Time Magazine Reveals Secret Web of 'Drugs, Porn, Murder'!

NEW YORK—Is there something about the word "secret" that the people at Time magazine don't understand? Do they think it means, 'share with everyone,' because that's what they've gone and done with the secret web! Not a secret anymore. Haha. Just kidding. The only secret we can see is when Time will come to grips with the fact that it no longer has any business trying to get people to pay to read anything, especially an expose of something that by definition is not a secret if it is on the cover of Time magazine! Do they not understand that when something appears in their pages, it is already a cliché? We're being hard on Time, but the truth is we won't read all of The Secret Web: Where Drugs, Porn and Murder Live Online. Like most people, we won't pay to access any more than the headline and the few paragraphs that Time gives away for free. It's more than enough.
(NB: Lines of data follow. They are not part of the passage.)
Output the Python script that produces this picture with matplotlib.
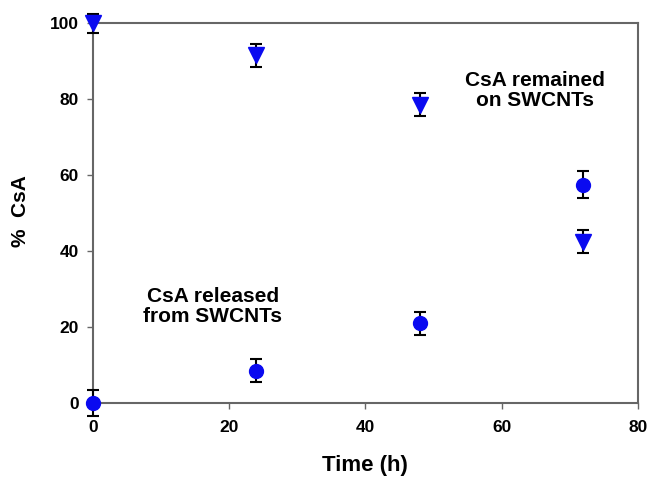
import matplotlib
matplotlib.use("Agg")
import matplotlib.pyplot as plt

time_h = [0, 24, 48, 72]
remained = [100, 91.5, 78.5, 42.5]
remained_err = [2.5, 3, 3, 3]
released = [0, 8.5, 21, 57.5]
released_err = [3.5, 3, 3, 3.5]

plt.rcParams['font.family'] = ['Liberation Sans', 'DejaVu Sans']
plt.rcParams['font.weight'] = 'bold'

fig = plt.figure(figsize=(6.49, 4.82), dpi=100)
ax = fig.add_axes([0.143, 0.164, 0.840, 0.788])

blue = '#0a0af0'
ax.errorbar(time_h, remained, yerr=remained_err, fmt='v', color=blue, ms=11,
            ecolor='black', elinewidth=1.5, capsize=4, capthick=1.5, clip_on=False, zorder=3)
ax.errorbar(time_h, released, yerr=released_err, fmt='o', color=blue, ms=10,
            ecolor='black', elinewidth=1.5, capsize=4, capthick=1.5, clip_on=False, zorder=3)

ax.set_xlim(0, 80)
ax.set_ylim(0, 100)
ax.set_xticks([0, 20, 40, 60, 80])
ax.set_yticks([0, 20, 40, 60, 80, 100])
for s in ax.spines.values():
    s.set_color('#666666')
    s.set_linewidth(1.5)
ax.tick_params(direction='out', length=4, width=1, color='#666666', labelsize=12.5, pad=6)
ax.tick_params(axis='x', pad=8)
for lab in ax.get_xticklabels() + ax.get_yticklabels():
    lab.set_fontweight('bold')

ax.set_xlabel('Time (h)', fontsize=16, fontweight='bold', labelpad=15)
ax.set_ylabel('%  CsA', fontsize=15, fontweight='bold')
ax.yaxis.set_label_coords(-0.115, 0.505)

ax.text(64.9, 82.3, 'CsA remained\non SWCNTs', ha='center', va='center', fontsize=15,
        fontweight='bold', linespacing=1.05)
ax.text(17.6, 25.3, 'CsA released\nfrom SWCNTs', ha='center', va='center', fontsize=15,
        fontweight='bold', linespacing=1.05)

fig.savefig('out.png', dpi=100)
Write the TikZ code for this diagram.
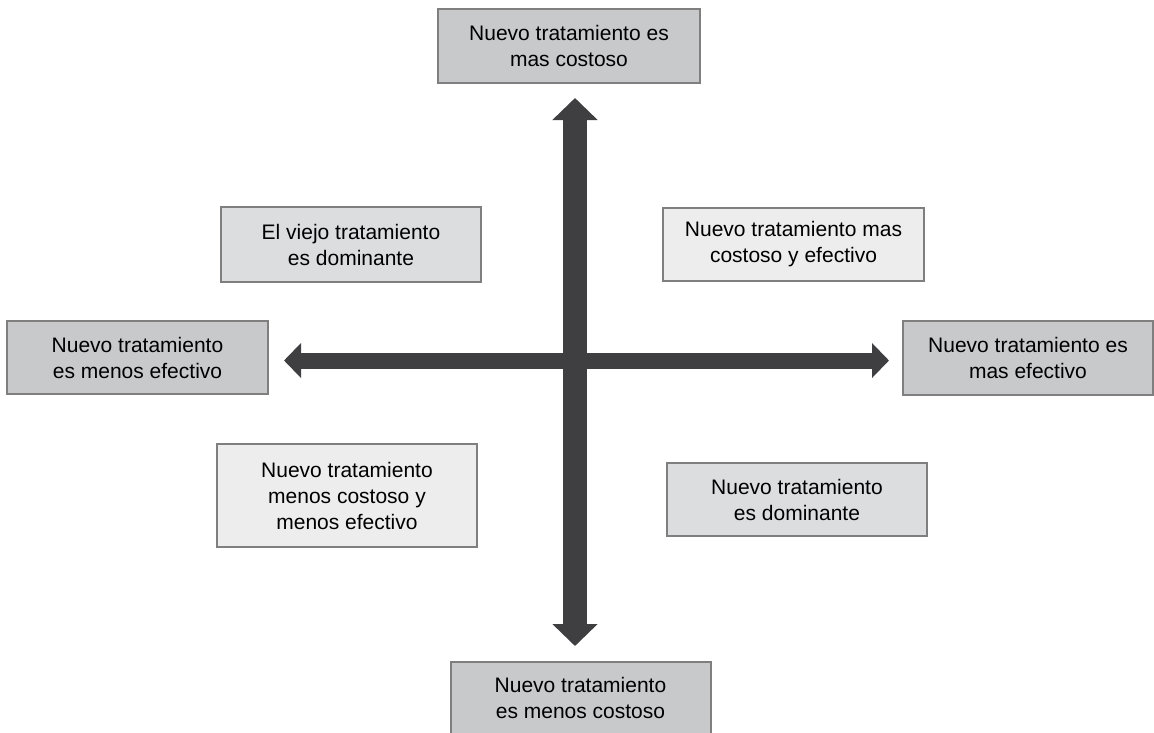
\documentclass[tikz,border=0pt]{standalone}
\usepackage{fontspec}
\setmainfont{Liberation Sans}
\usetikzlibrary{arrows.meta}
\definecolor{boxdark}{HTML}{C8C9CB}
\definecolor{boxmid}{HTML}{DCDDDF}
\definecolor{boxlight}{HTML}{ECEDEC}
\definecolor{boxline}{HTML}{7F7F7F}
\definecolor{arrowcol}{HTML}{3F3F41}
\tikzset{
  qbox/.style={draw=boxline, line width=2pt, align=center, inner sep=0pt,
    font=\fontsize{21}{26}\selectfont, text=black},
  darkbox/.style={qbox, fill=boxdark},
  midbox/.style={qbox, fill=boxmid},
  lightbox/.style={qbox, fill=boxlight},
  vaxis/.style={draw=arrowcol, line width=24pt,
    {Triangle[width=44pt,length=22pt,fill=arrowcol]}-{Triangle[width=44pt,length=22pt,fill=arrowcol]},
    shorten <=14pt, shorten >=15pt},
  haxis/.style={draw=arrowcol, line width=16pt,
    {Triangle[width=34pt,length=17pt,fill=arrowcol]}-{Triangle[width=34pt,length=17pt,fill=arrowcol]},
    shorten <=15pt, shorten >=13pt},
}
\begin{document}
\begin{tikzpicture}[x=1pt,y=-1pt]
\useasboundingbox (0,0) rectangle (1154,732);
\clip (0,0) rectangle (1154,732);
\coordinate (c) at (575,360.5);
\node[darkbox, minimum width=262pt, minimum height=74pt] (top) at (569,46) {Nuevo tratamiento es\\mas costoso};
\node[darkbox, minimum width=260pt, minimum height=72pt] (bottom) at (580.5,698) {Nuevo tratamiento\\es menos costoso};
\node[darkbox, minimum width=261pt, minimum height=73pt] (left) at (137.5,357.5) {Nuevo tratamiento\\es menos efectivo};
\node[darkbox, minimum width=250pt, minimum height=74pt] (right) at (1028,358) {Nuevo tratamiento es\\mas efectivo};
\node[midbox, minimum width=260pt, minimum height=75pt] (ul) at (351,244.5) {El viejo tratamiento\\es dominante};
\node[lightbox, minimum width=261pt, minimum height=73pt] (ur) at (793.5,244.5) {Nuevo tratamiento mas\\costoso y efectivo};
\node[lightbox, minimum width=260pt, minimum height=103pt] (ll) at (347,495.5) {Nuevo tratamiento\\menos costoso y\\menos efectivo};
\node[midbox, minimum width=260pt, minimum height=73pt] (lr) at (797,499.5) {Nuevo tratamiento\\es dominante};
\draw[haxis] (left.east |- c) -- (right.west |- c);
\draw[vaxis] (top.south -| c) -- (bottom.north -| c);
\end{tikzpicture}
\end{document}
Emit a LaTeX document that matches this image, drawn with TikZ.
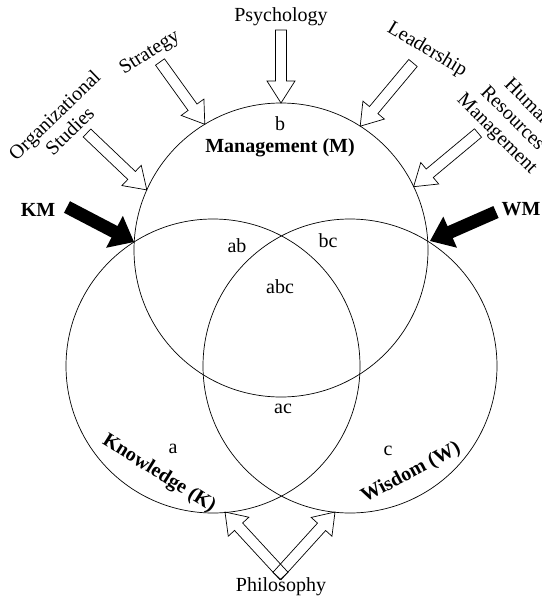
\documentclass[tikz,border=0pt]{standalone}
\usepackage{fontspec}
\setmainfont{Liberation Serif}
\usetikzlibrary{calc}

% Block arrow from tail #2 to tip #3:
% #4 half shaft width, #5 half head width, #6 head length
\newcommand\blockarrow[6]{%
  \path[#1] ($(#2)!#4!-90:(#3)$)
    -- ($(#3)!#6!(#2)!#4!90:(#2)$)
    -- ($(#3)!#6!(#2)!#5!90:(#2)$)
    -- (#3)
    -- ($(#3)!#6!(#2)!#5!-90:(#2)$)
    -- ($(#3)!#6!(#2)!#4!-90:(#2)$)
    -- ($(#2)!#4!90:(#3)$) -- cycle;}

\begin{document}
\begin{tikzpicture}[x=1pt,y=-1pt,
  lbl/.style={font=\fontsize{20}{22}\selectfont, inner sep=0pt},
  boldlbl/.style={font=\fontsize{20}{22}\selectfont\bfseries, inner sep=0pt},
  ring/.style={draw, line width=0.7pt},
  hollow/.style={draw, line width=0.7pt, line join=miter},
  blackarrow/.style={fill=black}]

\clip (0,0) rectangle (541,599);

% the three sets
\coordinate (cM) at (281,250);
\coordinate (cK) at (213,366);
\coordinate (cW) at (350,366);
\draw[ring] (cM) circle[radius=147pt];
\draw[ring] (cK) circle[radius=147pt];
\draw[ring] (cW) circle[radius=147pt];

% region labels
\node[lbl] (b) at (280,124) {b};
\node[boldlbl] (mgmt) at (280,148) {Management (M)};
\node[lbl] (ab) at (237,246) {ab};
\node[lbl] (bc) at (328,241) {bc};
\node[lbl] (abc) at (280,287) {abc};
\node[lbl] (ac) at (283,409) {ac};
\node[lbl] (a) at (173,449) {a};
\node[boldlbl, rotate=-32] (know) at (159,474) {Knowledge (K)};
\node[lbl] (c) at (388,451) {c};
\node[boldlbl, rotate=28] (wis) at (411,473) {Wisdom (W)};

% feeding disciplines
\node[lbl] (psy) at (281,17) {Psychology};
\node[lbl, rotate=32] (strat) at (150,53) {Strategy};
\node[lbl, rotate=44, align=center] (org) at (62,123) {Organizational\\Studies};
\node[lbl, rotate=-31] (lead) at (427,50) {Leadership};
\node[lbl, rotate=-45, align=center] (hrm) at (512,119) {Human\\Resources\\Management};
\node[boldlbl] (km) at (38,210) {KM};
\node[boldlbl] (wm) at (521,209) {WM};
\node[lbl] (phil) at (281,587) {Philosophy};

% arrow ends
\coordinate (psyT) at (281,30);   \coordinate (psyH) at (281,103);
\coordinate (strT) at (160,62);   \coordinate (strH) at (204.8,124.3);
\coordinate (orgT) at (87,133);   \coordinate (orgH) at (146.8,189.9);
\coordinate (leaT) at (413,63);   \coordinate (leaH) at (360.2,126.2);
\coordinate (hrmT) at (478,133);  \coordinate (hrmH) at (413.6,186.7);
\coordinate (kmT) at (67,207);    \coordinate (kmH) at (134,242);
\coordinate (wmT) at (496,212);   \coordinate (wmH) at (430,241);
\coordinate (phlT) at (284,576);  \coordinate (phlH) at (225,512);
\coordinate (phrT) at (277,576);  \coordinate (phrH) at (335,512);

\blockarrow{hollow}{psyT}{psyH}{5.5pt}{14pt}{22pt}
\blockarrow{hollow}{strT}{strH}{5.5pt}{14pt}{21pt}
\blockarrow{hollow}{orgT}{orgH}{5.5pt}{14pt}{21pt}
\blockarrow{hollow}{leaT}{leaH}{5.5pt}{14pt}{21pt}
\blockarrow{hollow}{hrmT}{hrmH}{5.5pt}{14pt}{21pt}
\blockarrow{hollow}{phlT}{phlH}{5.5pt}{14pt}{20pt}
\blockarrow{hollow}{phrT}{phrH}{5.5pt}{14pt}{20pt}
\blockarrow{blackarrow}{kmT}{kmH}{6.5pt}{18pt}{22pt}
\blockarrow{blackarrow}{wmT}{wmH}{6.5pt}{17pt}{22pt}

\end{tikzpicture}
\end{document}
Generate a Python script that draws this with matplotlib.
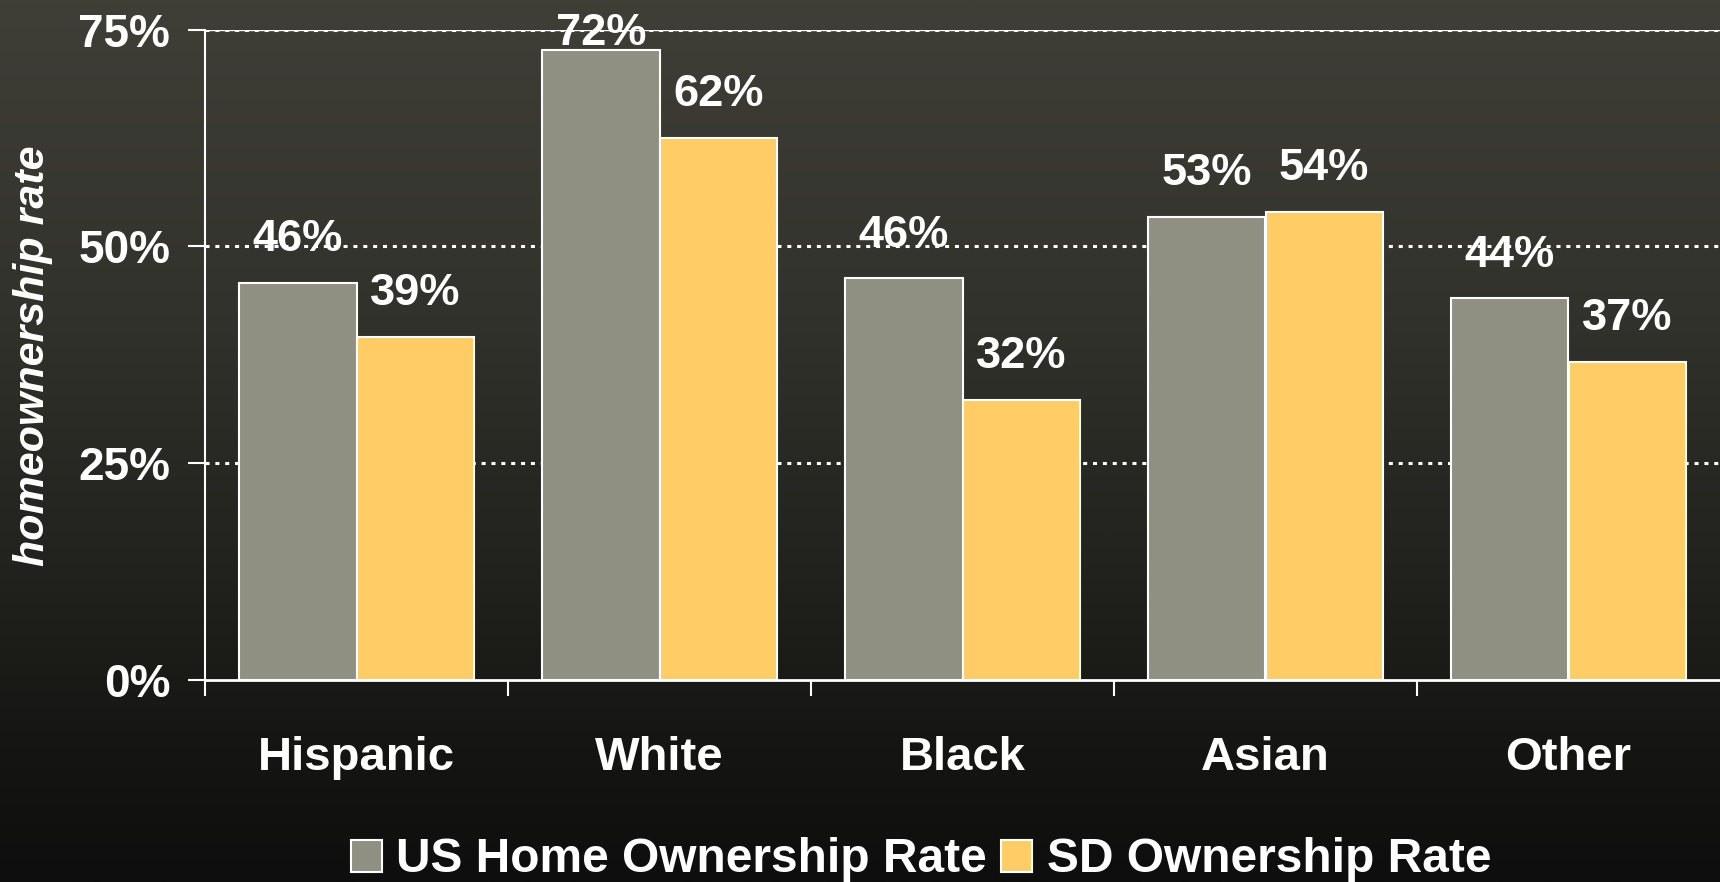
import numpy as np
import matplotlib
matplotlib.use("Agg")
import matplotlib.pyplot as plt
from matplotlib.colors import LinearSegmentedColormap
from matplotlib.patches import Patch

# ---- data ----
categories = ["Hispanic", "White", "Black", "Asian", "Other"]
us_rate = [45.8, 72.6, 46.3, 53.4, 44.0]
sd_rate = [39.6, 62.5, 32.3, 54.0, 36.7]
us_labels = ["46%", "72%", "46%", "53%", "44%"]
sd_labels = ["39%", "62%", "32%", "54%", "37%"]
series_names = ["US Home Ownership Rate", "SD Ownership Rate"]
y_ticks = [0, 25, 50, 75]
y_tick_labels = ["0%", "25%", "50%", "75%"]

plt.rcParams["font.family"] = ["Liberation Sans", "DejaVu Sans"]
plt.rcParams["font.weight"] = "bold"
plt.rcParams["lines.scale_dashes"] = False

W, H = 1720, 882
fig = plt.figure(figsize=(W / 100, H / 100), dpi=100)

# background gradient
bg = fig.add_axes([0, 0, 1, 1], zorder=-10)
cmap = LinearSegmentedColormap.from_list(
    "bg",
    [(0.0, "#3f3f38"), (0.36, "#32322c"), (0.64, "#22221e"), (0.85, "#151513"), (1.0, "#0e0e0e")],
)
grad = np.linspace(0, 1, 512).reshape(-1, 1)
bg.imshow(grad, aspect="auto", cmap=cmap, extent=[0, 1, 0, 1], origin="upper")
bg.set_axis_off()

left, right = 205 / W, 1.0
bottom, top = 1 - 680 / H, 1 - 29.6 / H
ax = fig.add_axes([left, bottom, right - left, top - bottom])
ax.set_facecolor("none")

gray = "#8f8f82"
yellow = "#ffcc66"
bw = 0.387
x = np.arange(len(categories))
ax.bar(x - bw / 2, us_rate, width=bw, color=gray, edgecolor="white", linewidth=1.5, zorder=3)
ax.bar(x + bw / 2, sd_rate, width=bw, color=yellow, edgecolor="white", linewidth=1.5, zorder=3)

ymax = 75
ax.set_ylim(0, ymax)
ax.set_xlim(-0.5, len(categories) - 0.5)

# gridlines
for yv in y_ticks[1:]:
    ax.axhline(yv, color="white", lw=2.2, ls=(0, (2.9, 4.2)), zorder=1)
ax.axhline(ymax, color="white", lw=1.0, zorder=1)

# data labels
off = 5.4
for xs, vals, labs in ((x - bw / 2, us_rate, us_labels), (x + bw / 2, sd_rate, sd_labels)):
    ly = np.minimum(np.array(vals) + off, ymax)
    for xi, yi, lab in zip(xs, ly, labs):
        ax.annotate(lab, (xi, yi), xytext=(0, -2.5), textcoords="offset points",
                    ha="center", va="center", color="white",
                    fontsize=32.5, fontweight="bold", zorder=5)

# axes styling
for s in ["top", "right"]:
    ax.spines[s].set_visible(False)
ax.spines["left"].set_color("white")
ax.spines["left"].set_linewidth(1.5)
ax.spines["bottom"].set_color("white")
ax.spines["bottom"].set_linewidth(2)
ax.spines["left"].set_zorder(4)
ax.spines["bottom"].set_zorder(4)

ax.set_yticks(y_ticks)
ax.set_yticklabels(y_tick_labels)
ax.tick_params(axis="y", colors="white", length=12, width=1.5, pad=13, labelsize=33)
for t in ax.get_yticklabels():
    t.set_fontweight("bold")

ax.set_xticks(np.arange(len(categories)) - 0.5)
ax.set_xticklabels([])
ax.tick_params(axis="x", which="major", colors="white", length=11.5, width=1.5)
ax.set_xticks(x, minor=True)
ax.set_xticklabels(categories, minor=True)
ax.tick_params(axis="x", which="minor", length=0, pad=40, labelsize=34, labelcolor="white")
for t in ax.get_xticklabels(minor=True):
    t.set_fontweight("bold")

fig.text(33 / W, 1 - 356 / H, "homeownership rate", rotation=90, ha="center", va="center",
         color="white", fontsize=31, fontweight="bold", fontstyle="italic")

handles = [Patch(facecolor=gray, edgecolor="white", linewidth=1.5),
           Patch(facecolor=yellow, edgecolor="white", linewidth=1.5)]
leg = fig.legend(handles, series_names, loc="center", bbox_to_anchor=(921 / W, 1 - 860 / H),
                 ncol=2, frameon=False, fontsize=34.5, handlelength=0.65, handleheight=0.65,
                 handletextpad=0.3, columnspacing=0.3, borderaxespad=0, borderpad=0)
for t in leg.get_texts():
    t.set_color("white")
    t.set_fontweight("bold")

fig.savefig("out.png", dpi=100)
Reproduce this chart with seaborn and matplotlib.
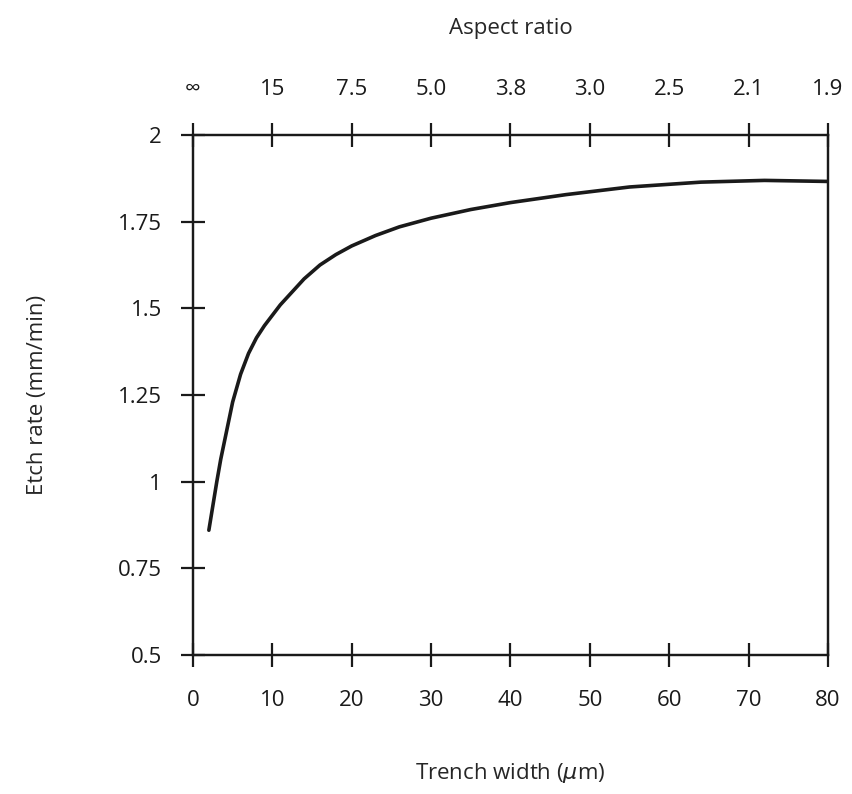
import matplotlib
matplotlib.use("Agg")
import matplotlib.pyplot as plt
import seaborn as sns
import pandas as pd

# values
trench_width = [2, 2.5, 3, 3.5, 4, 5, 6, 7, 8, 9, 10, 11, 12, 14, 16, 18, 20,
                23, 26, 30, 35, 40, 47, 55, 64, 72, 80]
etch_rate = [0.86, 0.93, 1.0, 1.065, 1.12, 1.23, 1.31, 1.37, 1.415, 1.45, 1.48,
             1.51, 1.535, 1.585, 1.625, 1.655, 1.68, 1.71, 1.735, 1.76, 1.785,
             1.805, 1.828, 1.85, 1.864, 1.869, 1.866]

bottom_ticks = [0, 10, 20, 30, 40, 50, 60, 70, 80]
aspect_labels = ["\u221e", "15", "7.5", "5.0", "3.8", "3.0", "2.5", "2.1", "1.9"]
y_ticks = [0.5, 0.75, 1, 1.25, 1.5, 1.75, 2]
y_labels = ["0.5", "0.75", "1", "1.25", "1.5", "1.75", "2"]

sns.set_theme(style="ticks")
plt.rcParams["font.family"] = ["Open Sans", "DejaVu Sans"]

df = pd.DataFrame({"width": trench_width, "rate": etch_rate})

fig = plt.figure(figsize=(8.52, 7.94), dpi=100)
ax = fig.add_axes([0.2265, 0.175, 0.7453, 0.655])

sns.lineplot(data=df, x="width", y="rate", color="#1a1a1a", linewidth=2.6, ax=ax)

ax.set_xlim(0, 80)
ax.set_ylim(0.5, 2)
ax.set_xticks(bottom_ticks)
ax.set_xticklabels([str(t) for t in bottom_ticks])
ax.set_yticks(y_ticks)
ax.set_yticklabels(y_labels)
ax.set_xlabel("Trench width ($\\mu$m)", fontsize=16, labelpad=36)
ax.set_ylabel("Etch rate (mm/min)", fontsize=16, labelpad=50)

for s in ax.spines.values():
    s.set_linewidth(1.6)
    s.set_color("#1a1a1a")

ax.tick_params(axis="both", direction="inout", length=17, width=1.6,
               labelsize=16, color="#1a1a1a", labelcolor="#1a1a1a")
ax.tick_params(axis="x", pad=17)
ax.tick_params(axis="y", pad=14)

top = ax.twiny()
top.set_xlim(ax.get_xlim())
top.set_xticks(bottom_ticks)
top.set_xticklabels(aspect_labels)
top.set_xlabel("Aspect ratio", fontsize=16, labelpad=32)
top.tick_params(axis="x", direction="inout", length=17, width=1.6,
                labelsize=16, pad=17, color="#1a1a1a", labelcolor="#1a1a1a")
for s in top.spines.values():
    s.set_linewidth(1.6)
    s.set_color("#1a1a1a")

fig.savefig("out.png", dpi=100)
The piece opens with the arrest by the FBI of Ross Ulbricht, aka Dread Pirate Roberts, who "was the owner and administrator of Silk Road, a wildly successful online bazaar where people bought and sold illegal goods — primarily drugs but also fake IDs, fireworks and hacking software. They could do this without getting caught because Silk Road was located in a little-known region of the Internet called the Deep Web." So, in other words, people were safe in this "little-known region of the Internet" to shop on the "wildly successful online bazaar," because no one but them knew about it and law enforcement was clueless as to its existence. If that makes sense to you, by all means, get a subscription to Time! As silly as all this it, people in the adult entertainment industry will probably be miffed that once again corporate media has put the all-encompassing "porn" label into a headline that really meant to read "child porn," a ploy that is always consciously committed in order to draw the reader's eye, but as insulting a marketing tactic as it may be, porners in general have little to complain about when it comes to engaging in... um ... creative marketing and linguistic flexibilities. If anything, Time's lame attempt at relevance betrays the sad reality that we're all in this together. Porn sells subscriptions to content shot years ago while Time uses porn to try to sell subscriptions to stories that could have been written years ago. It's a bizarrely beautiful  symmetry of sin that does little to obscure the underlying digital dance of death that has all media in its grip.